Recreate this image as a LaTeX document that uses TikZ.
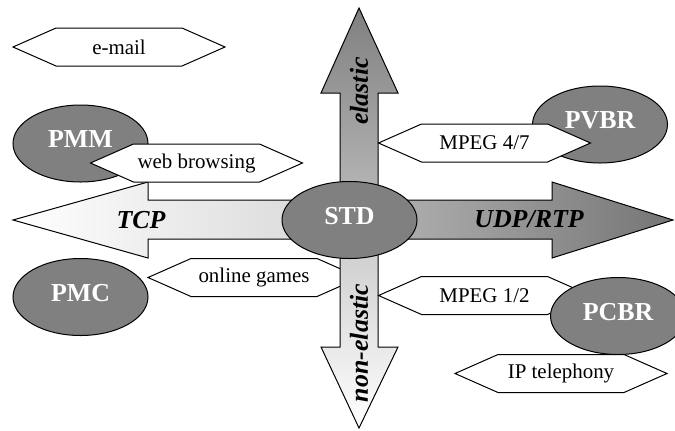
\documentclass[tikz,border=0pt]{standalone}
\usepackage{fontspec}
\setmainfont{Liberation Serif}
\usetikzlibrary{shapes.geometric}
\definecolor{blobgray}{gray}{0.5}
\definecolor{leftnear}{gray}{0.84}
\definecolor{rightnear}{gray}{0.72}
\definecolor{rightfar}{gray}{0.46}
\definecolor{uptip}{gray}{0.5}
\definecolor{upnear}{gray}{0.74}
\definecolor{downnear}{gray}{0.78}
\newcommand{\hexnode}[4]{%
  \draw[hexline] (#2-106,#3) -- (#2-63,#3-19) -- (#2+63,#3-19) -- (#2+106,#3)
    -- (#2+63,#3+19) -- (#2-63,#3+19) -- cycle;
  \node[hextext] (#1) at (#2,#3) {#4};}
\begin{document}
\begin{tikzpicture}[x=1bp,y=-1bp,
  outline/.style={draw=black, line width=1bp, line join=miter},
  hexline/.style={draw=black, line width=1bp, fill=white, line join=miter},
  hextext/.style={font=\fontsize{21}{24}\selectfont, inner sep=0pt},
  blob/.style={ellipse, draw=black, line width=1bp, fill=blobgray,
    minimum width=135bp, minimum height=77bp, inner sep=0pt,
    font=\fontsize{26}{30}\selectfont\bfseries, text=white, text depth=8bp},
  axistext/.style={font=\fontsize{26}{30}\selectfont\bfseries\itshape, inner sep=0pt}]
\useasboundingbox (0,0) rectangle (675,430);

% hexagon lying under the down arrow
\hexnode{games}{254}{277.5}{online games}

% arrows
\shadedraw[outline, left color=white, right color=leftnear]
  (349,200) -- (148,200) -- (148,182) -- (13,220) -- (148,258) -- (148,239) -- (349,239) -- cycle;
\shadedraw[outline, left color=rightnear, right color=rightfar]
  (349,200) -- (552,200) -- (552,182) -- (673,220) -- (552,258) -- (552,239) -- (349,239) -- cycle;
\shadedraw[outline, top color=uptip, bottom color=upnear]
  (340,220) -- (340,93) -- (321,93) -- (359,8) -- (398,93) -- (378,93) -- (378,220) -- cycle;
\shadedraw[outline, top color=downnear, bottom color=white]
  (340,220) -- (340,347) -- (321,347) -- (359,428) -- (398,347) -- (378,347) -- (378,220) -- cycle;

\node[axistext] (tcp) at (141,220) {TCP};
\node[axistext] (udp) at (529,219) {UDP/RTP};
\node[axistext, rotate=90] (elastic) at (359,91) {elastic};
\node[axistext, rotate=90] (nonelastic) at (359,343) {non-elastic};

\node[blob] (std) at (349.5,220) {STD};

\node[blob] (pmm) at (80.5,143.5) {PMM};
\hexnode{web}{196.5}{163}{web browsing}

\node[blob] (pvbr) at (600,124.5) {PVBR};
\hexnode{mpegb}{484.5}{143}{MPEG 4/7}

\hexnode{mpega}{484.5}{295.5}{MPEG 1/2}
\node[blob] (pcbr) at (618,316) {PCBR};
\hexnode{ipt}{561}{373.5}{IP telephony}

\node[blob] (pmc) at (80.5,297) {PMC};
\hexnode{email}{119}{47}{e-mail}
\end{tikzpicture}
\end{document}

┄┄┄┄┄┄┄┄┄┄

• _EXERCISE DESCRIPTION_: Omit every picture, then repeat the remaining data exactly as it appears above.

• _CORRECT RESPONSE_:
Recreate this image as a LaTeX document that uses TikZ.
\documentclass[tikz,border=0pt]{standalone}
\usepackage{fontspec}
\setmainfont{Liberation Serif}
\usetikzlibrary{shapes.geometric}
\definecolor{blobgray}{gray}{0.5}
\definecolor{leftnear}{gray}{0.84}
\definecolor{rightnear}{gray}{0.72}
\definecolor{rightfar}{gray}{0.46}
\definecolor{uptip}{gray}{0.5}
\definecolor{upnear}{gray}{0.74}
\definecolor{downnear}{gray}{0.78}
\newcommand{\hexnode}[4]{%
  \draw[hexline] (#2-106,#3) -- (#2-63,#3-19) -- (#2+63,#3-19) -- (#2+106,#3)
    -- (#2+63,#3+19) -- (#2-63,#3+19) -- cycle;
  \node[hextext] (#1) at (#2,#3) {#4};}
\begin{document}
\begin{tikzpicture}[x=1bp,y=-1bp,
  outline/.style={draw=black, line width=1bp, line join=miter},
  hexline/.style={draw=black, line width=1bp, fill=white, line join=miter},
  hextext/.style={font=\fontsize{21}{24}\selectfont, inner sep=0pt},
  blob/.style={ellipse, draw=black, line width=1bp, fill=blobgray,
    minimum width=135bp, minimum height=77bp, inner sep=0pt,
    font=\fontsize{26}{30}\selectfont\bfseries, text=white, text depth=8bp},
  axistext/.style={font=\fontsize{26}{30}\selectfont\bfseries\itshape, inner sep=0pt}]
\useasboundingbox (0,0) rectangle (675,430);

% hexagon lying under the down arrow
\hexnode{games}{254}{277.5}{online games}

% arrows
\shadedraw[outline, left color=white, right color=leftnear]
  (349,200) -- (148,200) -- (148,182) -- (13,220) -- (148,258) -- (148,239) -- (349,239) -- cycle;
\shadedraw[outline, left color=rightnear, right color=rightfar]
  (349,200) -- (552,200) -- (552,182) -- (673,220) -- (552,258) -- (552,239) -- (349,239) -- cycle;
\shadedraw[outline, top color=uptip, bottom color=upnear]
  (340,220) -- (340,93) -- (321,93) -- (359,8) -- (398,93) -- (378,93) -- (378,220) -- cycle;
\shadedraw[outline, top color=downnear, bottom color=white]
  (340,220) -- (340,347) -- (321,347) -- (359,428) -- (398,347) -- (378,347) -- (378,220) -- cycle;

\node[axistext] (tcp) at (141,220) {TCP};
\node[axistext] (udp) at (529,219) {UDP/RTP};
\node[axistext, rotate=90] (elastic) at (359,91) {elastic};
\node[axistext, rotate=90] (nonelastic) at (359,343) {non-elastic};

\node[blob] (std) at (349.5,220) {STD};

\node[blob] (pmm) at (80.5,143.5) {PMM};
\hexnode{web}{196.5}{163}{web browsing}

\node[blob] (pvbr) at (600,124.5) {PVBR};
\hexnode{mpegb}{484.5}{143}{MPEG 4/7}

\hexnode{mpega}{484.5}{295.5}{MPEG 1/2}
\node[blob] (pcbr) at (618,316) {PCBR};
\hexnode{ipt}{561}{373.5}{IP telephony}

\node[blob] (pmc) at (80.5,297) {PMC};
\hexnode{email}{119}{47}{e-mail}
\end{tikzpicture}
\end{document}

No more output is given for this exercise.